Dinner was at one of the beachfront restaurants. Dishes were around the 150-300 range, fairly reasonable. There was an absence of local type eateries here in Malapascua, since most of the food is home cooked for the family. I had adobo, which is any mean cooked with vinegar and what seems like soy sauce.

Dalawa – Thresher shark spotting

10th Dec 2010, Malapascua, Philippines

At 430am, we were up and about, getting ready for the pre-dawn dive, in order to catch a thresher shark sighting. The dive location is Monad Shoal, a sunken island, on whose plateau the trhresher sharks regularly hang out. They come out from the depths to this plateau to get cleaned by the cleaner fish, before going back down. It’s one of the few places to see threshers, characterised by their long dorsal tail fin that grows to almost half their entire body length.

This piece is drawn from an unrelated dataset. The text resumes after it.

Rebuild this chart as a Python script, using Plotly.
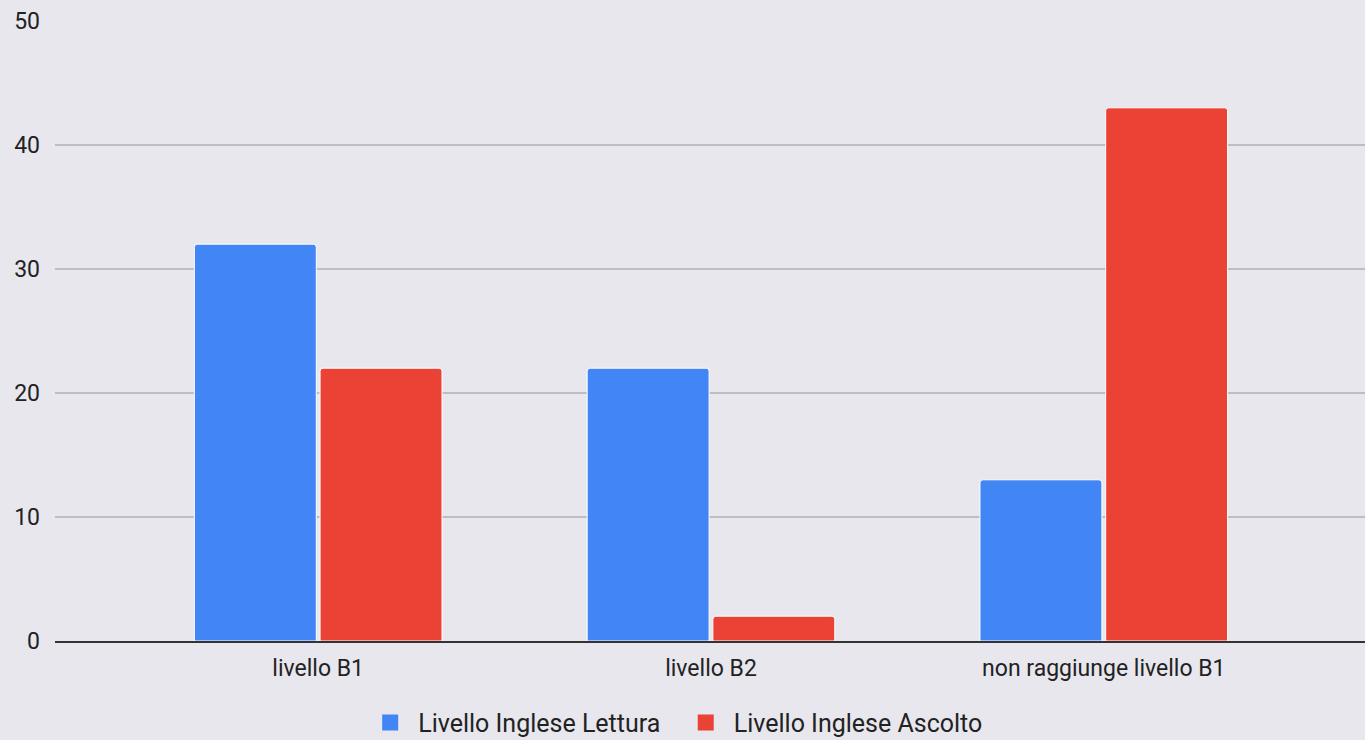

We were hoping we’d get lucky. There’s a 55% chance of seeing one this time of year, according to the Evolution Dive owners, Matt and David. Our DMs were Jojo and Julius, both born and bred on Malapascua island. The conditions that morning at 5am were unfavourable. Morning torrents and choppy waters. We’d be cursing if we don’t see the threshers today; as it meant we’d have to go out again tomorrow morning in the cold rain to try again. We hear stories of divers who come here and dive for a week daily without ever spotting a thresher shark.

We weren’t disappointed. A huge 2m plus thresher was in the vicinity and swam round in circles, at one time turning towards me and coming within a few meters away. Stupidly, i forgot to bring down the underwater camera, and only had it passed to me later, by which time I only got fleeting shots of the shark. Ok, I’m content. Mission accomplished. Thresher shark spotted.


The next couple of dives saw us spotting various local stuff like a frogfish, pairs of banded boxer shrimps, lots of lionfish. Dive 2: Lapus Lapus. Dive 3: Bantingi.





In the evening after the dives, did a loop around the village that sits behind all the dive resorts. It’s my first Filipino village experience, and it delivers. Despite the resorts catering to the dive crowd, life in Malapascua remains simple. Children play in the sand, neighbours crowd outside a house, peeking in to watch the television in the household. Videokes abound too, you can hear the singing (wailing!) from the villagers belting local and foreign chart toppers. Malapascua’s changing though. More resorts are popping up, structures are being built as I was there, no doubt to capture the increasing tourist dollar. Come to Malapascua now, before it’s all gone in 10 years time =)

And the highlight, besides the sharks, here’s a video of the Malapascuan village kids dancing away, the last shot in the vid sees one kid pulling the other’s pants down =)

If you don’t see the Youtube video, go to the original source :

isa – Mactan to Malapascua

9th Dec 2010, Malapascua, Phillipines

AirPhile Express’ A320 fleet flies out of Changi Terminal 2, Singapore, its first international destination to Manila and Cebu City. Armed with cheap promo tickets, off we go, T, ZJ and I to Cebu. The destination? Malapascua Island, off the northern tip of Cebu. The agenda? Thresher sharks.

As soon as we got out of the Cebu / Mactan international airport, we were whizzed into a van, to take us direct to Maya at the northern end, where we will take the pumpboat to Malapascua. It was a 3 hour van ride, which seemed longer because of the rain, and also due to the fact that it gets dark here much earlier, at around 6. The road hugs the eastern coastline.

Here’s the view from the pumpboat. I suspect the cross-like mast is intentional, seeing that the majority of Filipinos are Roman catholics.


Dive outfit that we went with is Evolution Dive, one of the newer dive cos. on the malapascuan dive scene. And they put us up at The Purple Snapper, a 5 minutes walk inland from Evolution. Tomorrow morning, we will wake up at 4am, to go out to spot thresher sharks at Monad Shoal, since this is the only time when they come out.